I recently read an article (link below) about John Green’s The Fault in Our Stars (TFiOS) and how it is not young-adult fiction’s savior. YA literature is not in need of saving, there are books read by thousands of teens and adults every year. These books match, or are even better than Green’s novel and deserve to be admired as well. Many sources that praise TFiOS also degrade other YA books. From The Atlantic:
New York Times bestselling author Ally Carter expressed frustration on Twitter last week: “Gonna have to stop reading articles that (rightfully) praise #Tfios, but then denigrate all other YA hits. Sadly, it’s all the articles. Really, the overall tenor of ‘Finally, WORTHY books for girls’ is about to get me. I’m about to SNAP.” Fellow bestselling author Maureen Johnson agreed, venting that “the last few weeks has been so much joy for the good that is #tfios, but a lot of sadness too. I have to admit to one moment, where I’d read yet another takedown of all the good work of women writers where I said, ‘What’s the point?’”
The article states that even Green believes that the system is flawed.

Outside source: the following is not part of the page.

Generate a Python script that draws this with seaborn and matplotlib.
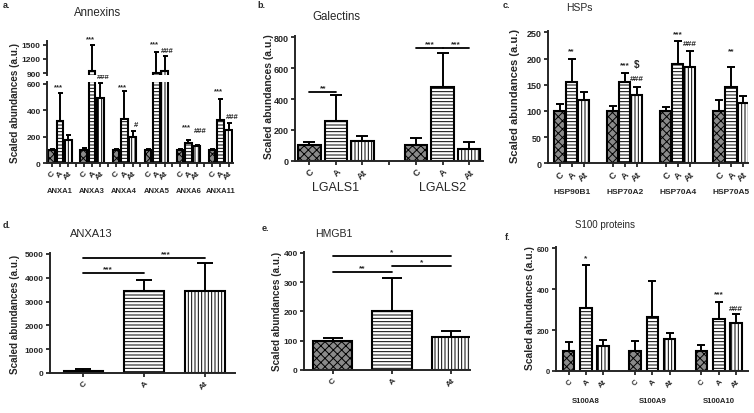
import numpy as np
import pandas as pd
import matplotlib
matplotlib.use("Agg")
import matplotlib.pyplot as plt
import seaborn as sns

# ---- values (mean, and upper SD) ----
groups = ["C", "A", "At"]

anx_genes = ["ANXA1", "ANXA3", "ANXA4", "ANXA5", "ANXA6", "ANXA11"]
anx_c = [100, 100, 100, 100, 100, 100]
anx_a = [323, 950, 335, 900, 154, 330]
anx_at = [176, 492, 202, 950, 134, 255]
anx_c_err = [10, 13, 5, 8, 6, 8]
anx_a_err = [209, 550, 215, 450, 22, 157]
anx_at_err = [41, 118, 45, 300, 7, 47]
anx_marks = [("ANXA1", "A", "***", 580), ("ANXA3", "A", "***", 1630), ("ANXA3", "At", "###", 655),
             ("ANXA4", "A", "***", 580), ("ANXA4", "At", "#", 290),
             ("ANXA5", "A", "***", 1510), ("ANXA5", "At", "###", 1370),
             ("ANXA6", "A", "***", 280), ("ANXA6", "At", "###", 250),
             ("ANXA11", "A", "***", 550), ("ANXA11", "At", "###", 355)]

gal_genes = ["LGALS1", "LGALS2"]
gal_c = [100, 100]
gal_a = [259, 476]
gal_at = [126, 78]
gal_c_err = [19, 45]
gal_a_err = [167, 220]
gal_at_err = [34, 41]
gal_lines = [("LGALS1", "C", "A", 443, "**", 0.5), ("LGALS2", "C", "A", 729, "***", 0.5),
             ("LGALS2", "A", "At", 729, "***", 0.5)]

hsp_genes = ["HSP90B1", "HSP70A2", "HSP70A4", "HSP70A5"]
hsp_c = [100, 100, 100, 100]
hsp_a = [155, 155, 190, 145]
hsp_at = [120, 131, 184, 115]
hsp_c_err = [13, 9, 7, 21]
hsp_a_err = [44, 17, 44, 38]
hsp_at_err = [17, 15, 30, 14]
hsp_marks = [("HSP90B1", "A", "**", 215), ("HSP70A2", "A", "***", 188), ("HSP70A2", "At", "$", 190),
             ("HSP70A2", "At", "###", 162), ("HSP70A4", "A", "***", 247),
             ("HSP70A4", "At", "###", 228), ("HSP70A5", "A", "**", 215)]

anx13_genes = ["ANXA13"]
anx13_c, anx13_a, anx13_at = [100], [3445], [3460]
anx13_c_err, anx13_a_err, anx13_at_err = [50], [455], [1160]
anx13_lines = [("ANXA13", "C", "A", 4200, "***", 0.4), ("ANXA13", "C", "At", 4830, "***", 0.68)]

hmgb_genes = ["HMGB1"]
hmgb_c, hmgb_a, hmgb_at = [100], [203], [114]
hmgb_c_err, hmgb_a_err, hmgb_at_err = [10], [112], [20]
hmgb_lines = [("HMGB1", "C", "At", 391, "*", 0.5), ("HMGB1", "C", "A", 334, "**", 0.5),
              ("HMGB1", "A", "At", 354, "*", 0.5)]

s100_genes = ["S100A8", "S100A9", "S100A10"]
s100_c = [100, 100, 100]
s100_a = [307, 264, 253]
s100_at = [124, 158, 235]
s100_c_err = [42, 47, 26]
s100_a_err = [212, 173, 86]
s100_at_err = [29, 26, 42]
s100_marks = [("S100A8", "A", "*", 555), ("S100A10", "A", "***", 378), ("S100A10", "At", "###", 305)]

fills = {"C": "#8a8a8a", "A": "white", "At": "white"}
hatches = {"C": "xxxx", "A": "-----", "At": "|||||"}

sns.set_style("ticks")
plt.rcParams["font.family"] = ["Liberation Sans", "DejaVu Sans"]
plt.rcParams["hatch.linewidth"] = 0.7

W, H = 754, 414
fig = plt.figure(figsize=(W / 100, H / 100), dpi=100)


def px_axes(x0, y0, x1, y1):
    return fig.add_axes([x0 / W, 1 - y1 / H, (x1 - x0) / W, (y1 - y0) / H])


def ftext(x, y, s, **kw):
    fig.text(x / W, 1 - y / H, s, **kw)


def bars(ax, genes, means, errs, width, gap, capsize, ylim, yticks, xlim, ticksize=6):
    rows = [(g, grp, means[k][j]) for j, g in enumerate(genes) for k, grp in enumerate(groups)]
    df = pd.DataFrame(rows, columns=["gene", "group", "value"])
    sns.barplot(data=df, x="gene", y="value", hue="group", order=genes, hue_order=groups,
                palette=fills, saturation=1, width=width, gap=gap, errorbar=None,
                legend=False, ax=ax)
    centers = {}
    for k, cont in enumerate(ax.containers):
        for j, p in enumerate(cont.patches):
            p.set_hatch(hatches[groups[k]])
            p.set_edgecolor("black")
            p.set_linewidth(1.5)
            centers[(genes[j], groups[k])] = p.get_x() + p.get_width() / 2
    for k, grp in enumerate(groups):
        xs = [centers[(g, grp)] for g in genes]
        ax.errorbar(xs, means[k], yerr=[np.zeros(len(genes)), errs[k]], fmt="none",
                    ecolor="black", elinewidth=1.4, capsize=capsize, capthick=1.4, zorder=3)
    ax.set_xticks([centers[(g, grp)] for g in genes for grp in groups])
    ax.set_xticklabels(groups * len(genes), rotation=45, ha="right", rotation_mode="anchor",
                       fontsize=ticksize, fontweight="bold")
    ax.set_yticks(yticks)
    ax.set_yticklabels([str(t) for t in yticks], fontsize=ticksize, fontweight="bold")
    ax.set_ylim(*ylim)
    ax.set_xlim(*xlim)
    ax.set_xlabel("")
    ax.set_ylabel("")
    sns.despine(ax=ax)
    for s in ["left", "bottom"]:
        ax.spines[s].set_linewidth(1.4)
    ax.tick_params(width=1.3, length=3, pad=1.5)
    return centers


def marks(ax, centers, items, size=6, nudge=False):
    for gene, grp, s, y in items:
        dx = 0
        if nudge:
            dx = 2.2 if s.startswith("#") else -1.2
        ax.annotate(s, xy=(centers[(gene, grp)], y), xytext=(dx, 0), textcoords="offset points",
                    ha="center", va="center", fontsize=size, fontweight="bold",
                    annotation_clip=False)


def sig_lines(ax, centers, items):
    for gene, g1, g2, y, s, frac in items:
        x1, x2 = centers[(gene, g1)], centers[(gene, g2)]
        ax.plot([x1, x2], [y, y], color="black", lw=1.3, clip_on=False)
        ax.annotate(s, xy=(x1 + frac * (x2 - x1), y), xytext=(0, 0.5), textcoords="offset points",
                    ha="center", va="bottom", fontsize=6, fontweight="bold")


def gene_labels(ax, genes, offset, size, weight):
    for j, g in enumerate(genes):
        ax.annotate(g, xy=(j, 0), xycoords=("data", "axes fraction"), xytext=(0, -offset),
                    textcoords="offset points", ha="center", va="center",
                    fontsize=size, fontweight=weight)


# ---- a. Annexins (broken axis) ----
anx_means = [anx_c, anx_a, anx_at]
anx_errs = [anx_c_err, anx_a_err, anx_at_err]
ax_lo = px_axes(47, 83, 233, 164.3)
ax_up = px_axes(47, 42, 233, 76)
c_lo = bars(ax_lo, anx_genes, anx_means, anx_errs, 0.78, 0.2, 1.8, (0, 615), [0, 200, 400, 600], (-0.405, 5.39))
c_up = bars(ax_up, anx_genes, anx_means, anx_errs, 0.78, 0.2, 1.8, (858, 1578), [900, 1200, 1500], (-0.405, 5.39))
ax_up.spines["bottom"].set_visible(False)
ax_up.tick_params(axis="x", bottom=False, labelbottom=False)
ax_lo.set_xticks([j + 0.5 for j in range(len(anx_genes) - 1)], minor=True)
ax_lo.tick_params(axis="x", which="minor", width=1.3, length=3)
marks(ax_lo, c_lo, [m for m in anx_marks if m[3] < 700], size=5.5, nudge=True)
marks(ax_up, c_up, [m for m in anx_marks if m[3] >= 700], size=5.5, nudge=True)
gene_labels(ax_lo, anx_genes, 19.7, 5.5, "bold")
ftext(97.7, 13.3, "Annexins", ha="center", va="center", fontsize=8.3)
ftext(15, 103, "Scaled abundances (a.u.)", rotation=90, ha="center", va="center", fontsize=7.2, fontweight="bold")
ftext(3, 5, "a.", ha="left", va="center", fontsize=6.5, fontweight="bold")

# ---- b. Galectins ----
ax_b = px_axes(295, 37.1, 483, 161.7)
c_b = bars(ax_b, gal_genes, [gal_c, gal_a, gal_at], [gal_c_err, gal_a_err, gal_at_err],
           0.745, 0.15, 4.2, (0, 808), [0, 200, 400, 600, 800], (-0.384, 1.378), ticksize=6.5)
ax_b.set_xticks([0.5], minor=True)
ax_b.tick_params(axis="x", which="minor", width=1.3, length=3)
sig_lines(ax_b, c_b, gal_lines)
gene_labels(ax_b, gal_genes, 19, 9, "normal")
ftext(336.3, 16.7, "Galectins", ha="center", va="center", fontsize=8.3)
ftext(269, 97, "Scaled abundances (a.u.)", rotation=90, ha="center", va="center", fontsize=7.5, fontweight="bold")
ftext(257, 5, "b.", ha="left", va="center", fontsize=6.5, fontweight="bold")

# ---- c. HSPs ----
ax_c = px_axes(548, 32.3, 748, 164.3)
c_c = bars(ax_c, hsp_genes, [hsp_c, hsp_a, hsp_at], [hsp_c_err, hsp_a_err, hsp_at_err],
           0.68, 0.08, 2.9, (0, 252), [0, 50, 100, 150, 200, 250], (-0.446, 3.32), ticksize=6.5)
marks(ax_c, c_c, [m for m in hsp_marks if m[2] != "$"])
marks(ax_c, c_c, [m for m in hsp_marks if m[2] == "$"], size=7)
gene_labels(ax_c, hsp_genes, 20, 6, "bold")
ftext(579, 8.3, "HSPs", ha="center", va="center", fontsize=7.5)
ftext(515, 96, "Scaled abundances (a.u.)", rotation=90, ha="center", va="center", fontsize=8, fontweight="bold")
ftext(503, 5, "c.", ha="left", va="center", fontsize=6.5, fontweight="bold")

# ---- d. ANXA13 ----
ax_d = px_axes(50, 254, 235, 374)
c_d = bars(ax_d, anx13_genes, [anx13_c, anx13_a, anx13_at], [anx13_c_err, anx13_a_err, anx13_at_err],
           0.9, 0.34, 6, (0, 5040), [0, 1000, 2000, 3000, 4000, 5000], (-0.466, 0.451))
sig_lines(ax_d, c_d, anx13_lines)
ftext(91.7, 234.3, "ANXA13", ha="center", va="center", fontsize=8)
ftext(15, 314, "Scaled abundances (a.u.)", rotation=90, ha="center", va="center", fontsize=7.1, fontweight="bold")
ftext(3, 226, "d.", ha="left", va="center", fontsize=6.5, fontweight="bold")

# ---- e. HMGB1 ----
ax_e = px_axes(304, 252.8, 470, 371)
c_e = bars(ax_e, hmgb_genes, [hmgb_c, hmgb_a, hmgb_at], [hmgb_c_err, hmgb_a_err, hmgb_at_err],
           0.9, 0.336, 7.5, (0, 404), [0, 100, 200, 300, 400], (-0.446, 0.395))
sig_lines(ax_e, c_e, hmgb_lines)
ftext(333.7, 234.3, "HMGB1", ha="center", va="center", fontsize=7.6)
ftext(276.7, 311, "Scaled abundances (a.u.)", rotation=90, ha="center", va="center", fontsize=7.1, fontweight="bold")
ftext(262, 229, "e.", ha="left", va="center", fontsize=6.5, fontweight="bold")

# ---- f. S100 proteins ----
ax_f = px_axes(556, 247.8, 748, 372)
c_f = bars(ax_f, s100_genes, [s100_c, s100_a, s100_at], [s100_c_err, s100_a_err, s100_at_err],
           0.78, 0.33, 3, (0, 606), [0, 200, 400, 600], (-0.45, 2.44), ticksize=5.5)
marks(ax_f, c_f, s100_marks)
gene_labels(ax_f, s100_genes, 21.6, 5.6, "bold")
ftext(605, 225, "S100 proteins", ha="center", va="center", fontsize=7)
ftext(530, 308, "Scaled abundances (a.u.)", rotation=90, ha="center", va="center", fontsize=7.4, fontweight="bold")
ftext(505, 238, "f.", ha="left", va="center", fontsize=6.5, fontweight="bold")

fig.savefig("out.png", dpi=100)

One book shouldn’t describe the success of an entire genre.
Personally, I believe The Fault in Our Stars has a very predictable plot. Two people with cancer fall in love and since there is no cure for most cancers, it’s inevitable that one, or even both, are going to die. That said, TFiOS is a great book, and it differs from many YA books due to the unhappy ending and the realistic mood of the character’s situation. This is a book I personally think every teen should read.